>> START

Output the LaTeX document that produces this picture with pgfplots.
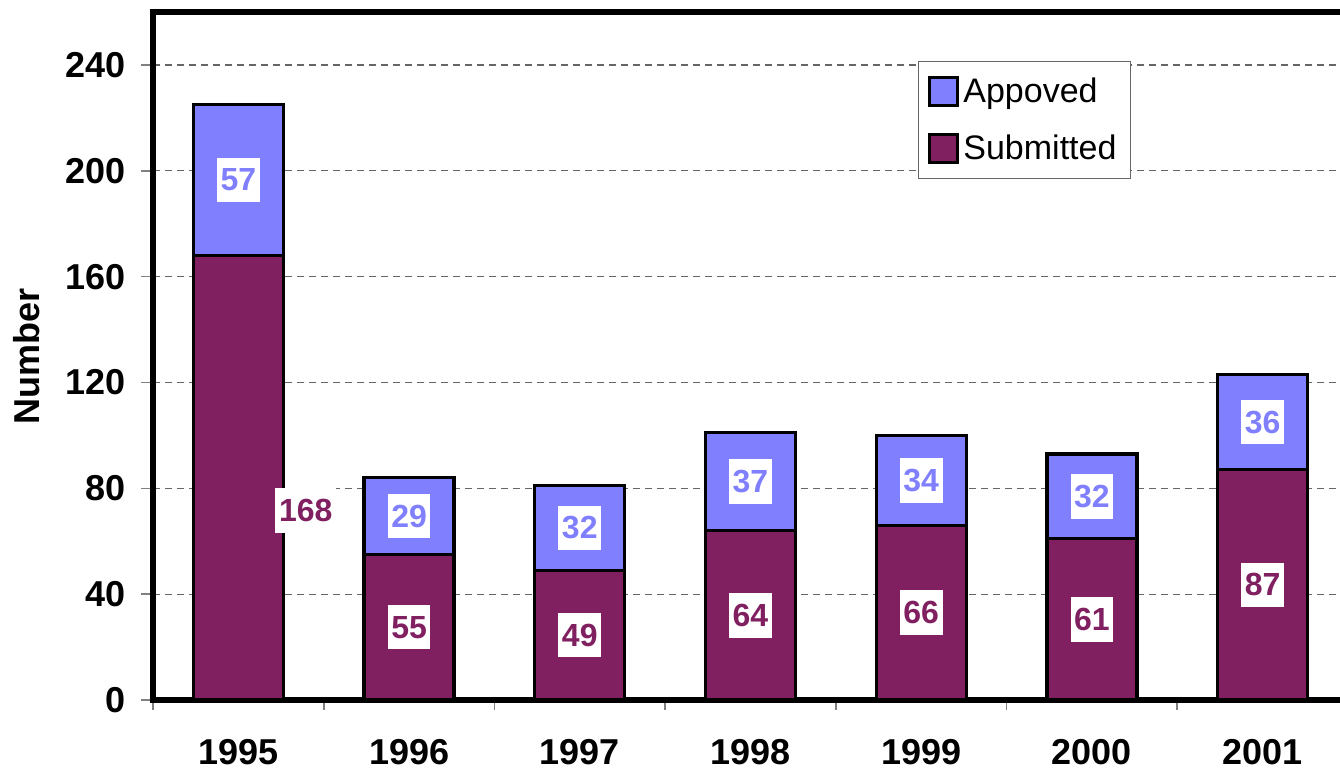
\documentclass[border=0pt]{standalone}
\usepackage{pgfplots}
\pgfplotsset{compat=1.18}
\usepackage{pgfplotstable}
\usepackage{fontspec}
\setmainfont{Liberation Sans}
\definecolor{subm}{HTML}{802060}
\definecolor{appr}{HTML}{8080FF}
\pgfplotstableread{
x sub app
0 168 57
1 55 29
2 49 32
3 64 37
4 66 34
5 61 32
6 87 36
}\datatable
\pgfplotstableread{
x y lab
0.395 71.7 168
1 27.5 55
2 24.5 49
3 32 64
4 33 66
5 30.5 61
6 43.5 87
}\sublabels
\pgfplotstableread{
x y lab
0 196.5 57
1 69.5 29
2 65 32
3 82.5 37
4 83 34
5 77 32
6 105 36
}\applabels
\begin{document}
\begin{tikzpicture}
\begin{axis}[
  scale only axis,
  width=597.5pt, height=344pt,
  at={(0,0)}, anchor=south west,
  xmin=-0.5, xmax=6.5, ymin=0, ymax=260,
  set layers,
  axis line style={line width=3.3pt, on layer=axis foreground},
  tick pos=left,
  tick align=outside,
  xtick={0,...,6},
  xticklabels={1995,1996,1997,1998,1999,2000,2001},
  xtick style={draw=none},
  minor xtick={-0.5,0.5,...,6.5},
  minor x tick style={draw=gray, line width=0.8pt},
  minor tick length=5pt,
  major tick length=6pt,
  ytick={0,40,...,240},
  ytick style={draw=gray, line width=0.8pt},
  ymajorgrids,
  major grid style={draw=black!60, line width=0.6pt, dash pattern=on 3.5pt off 2.5pt},
  /pgf/number format/assume math mode=true,
  tick label style={font=\bfseries\fontsize{18}{20}\selectfont},
  xticklabel style={yshift=-10pt},
  yticklabel style={xshift=-4pt},
  ylabel={Number},
  ylabel style={at={(axis description cs:-0.1054,0.5)}, anchor=center, font=\bfseries\fontsize{18}{20}\selectfont},
  legend style={at={(0.640,0.929)}, anchor=north west, draw=black!60, line width=0.6pt,
    font=\fontsize{17}{20}\selectfont, row sep=11pt, inner xsep=5pt, inner ysep=6pt,
    cells={anchor=west}},
  legend cell align=left,
]
\addplot[ybar, bar width=45pt, bar shift=0pt, fill=appr, draw=black, line width=1.6pt,
  legend image code/.code={\draw[fill=appr, draw=black, line width=1.5pt] (0pt,-7pt) rectangle (14pt,7pt);}]
  table[x=x, y expr=\thisrow{sub}+\thisrow{app}] {\datatable};
\addlegendentry{Appoved}
\addplot[ybar, bar width=45pt, bar shift=0pt, fill=subm, draw=black, line width=1.6pt,
  legend image code/.code={\draw[fill=subm, draw=black, line width=1.5pt] (0pt,-7pt) rectangle (14pt,7pt);}]
  table[x=x, y=sub] {\datatable};
\addlegendentry{Submitted}
\addplot[draw=none, mark=none, forget plot, nodes near coords, point meta=explicit symbolic,
  nodes near coords align=center,
  every node near coord/.append style={anchor=center, fill=white, text=appr,
    font=\bfseries\fontsize{16}{16}\selectfont, inner xsep=1.8pt, inner ysep=5.5pt}]
  table[x=x, y=y, meta=lab] {\applabels};
\addplot[draw=none, mark=none, forget plot, nodes near coords, point meta=explicit symbolic,
  nodes near coords align=center,
  every node near coord/.append style={anchor=center, fill=white, text=subm,
    font=\bfseries\fontsize{16}{16}\selectfont, inner xsep=1.8pt, inner ysep=5.5pt}]
  table[x=x, y=y, meta=lab] {\sublabels};
\end{axis}
\pgfresetboundingbox
\path[use as bounding box] (-76.5pt,-35.5pt) rectangle (593.5pt,350pt);
\end{tikzpicture}
\end{document}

>> END

Copy out the listing exactly as it stands, but not the pictures.

RESULT –
Output the LaTeX document that produces this picture with pgfplots.
\documentclass[border=0pt]{standalone}
\usepackage{pgfplots}
\pgfplotsset{compat=1.18}
\usepackage{pgfplotstable}
\usepackage{fontspec}
\setmainfont{Liberation Sans}
\definecolor{subm}{HTML}{802060}
\definecolor{appr}{HTML}{8080FF}
\pgfplotstableread{
x sub app
0 168 57
1 55 29
2 49 32
3 64 37
4 66 34
5 61 32
6 87 36
}\datatable
\pgfplotstableread{
x y lab
0.395 71.7 168
1 27.5 55
2 24.5 49
3 32 64
4 33 66
5 30.5 61
6 43.5 87
}\sublabels
\pgfplotstableread{
x y lab
0 196.5 57
1 69.5 29
2 65 32
3 82.5 37
4 83 34
5 77 32
6 105 36
}\applabels
\begin{document}
\begin{tikzpicture}
\begin{axis}[
  scale only axis,
  width=597.5pt, height=344pt,
  at={(0,0)}, anchor=south west,
  xmin=-0.5, xmax=6.5, ymin=0, ymax=260,
  set layers,
  axis line style={line width=3.3pt, on layer=axis foreground},
  tick pos=left,
  tick align=outside,
  xtick={0,...,6},
  xticklabels={1995,1996,1997,1998,1999,2000,2001},
  xtick style={draw=none},
  minor xtick={-0.5,0.5,...,6.5},
  minor x tick style={draw=gray, line width=0.8pt},
  minor tick length=5pt,
  major tick length=6pt,
  ytick={0,40,...,240},
  ytick style={draw=gray, line width=0.8pt},
  ymajorgrids,
  major grid style={draw=black!60, line width=0.6pt, dash pattern=on 3.5pt off 2.5pt},
  /pgf/number format/assume math mode=true,
  tick label style={font=\bfseries\fontsize{18}{20}\selectfont},
  xticklabel style={yshift=-10pt},
  yticklabel style={xshift=-4pt},
  ylabel={Number},
  ylabel style={at={(axis description cs:-0.1054,0.5)}, anchor=center, font=\bfseries\fontsize{18}{20}\selectfont},
  legend style={at={(0.640,0.929)}, anchor=north west, draw=black!60, line width=0.6pt,
    font=\fontsize{17}{20}\selectfont, row sep=11pt, inner xsep=5pt, inner ysep=6pt,
    cells={anchor=west}},
  legend cell align=left,
]
\addplot[ybar, bar width=45pt, bar shift=0pt, fill=appr, draw=black, line width=1.6pt,
  legend image code/.code={\draw[fill=appr, draw=black, line width=1.5pt] (0pt,-7pt) rectangle (14pt,7pt);}]
  table[x=x, y expr=\thisrow{sub}+\thisrow{app}] {\datatable};
\addlegendentry{Appoved}
\addplot[ybar, bar width=45pt, bar shift=0pt, fill=subm, draw=black, line width=1.6pt,
  legend image code/.code={\draw[fill=subm, draw=black, line width=1.5pt] (0pt,-7pt) rectangle (14pt,7pt);}]
  table[x=x, y=sub] {\datatable};
\addlegendentry{Submitted}
\addplot[draw=none, mark=none, forget plot, nodes near coords, point meta=explicit symbolic,
  nodes near coords align=center,
  every node near coord/.append style={anchor=center, fill=white, text=appr,
    font=\bfseries\fontsize{16}{16}\selectfont, inner xsep=1.8pt, inner ysep=5.5pt}]
  table[x=x, y=y, meta=lab] {\applabels};
\addplot[draw=none, mark=none, forget plot, nodes near coords, point meta=explicit symbolic,
  nodes near coords align=center,
  every node near coord/.append style={anchor=center, fill=white, text=subm,
    font=\bfseries\fontsize{16}{16}\selectfont, inner xsep=1.8pt, inner ysep=5.5pt}]
  table[x=x, y=y, meta=lab] {\sublabels};
\end{axis}
\pgfresetboundingbox
\path[use as bounding box] (-76.5pt,-35.5pt) rectangle (593.5pt,350pt);
\end{tikzpicture}
\end{document}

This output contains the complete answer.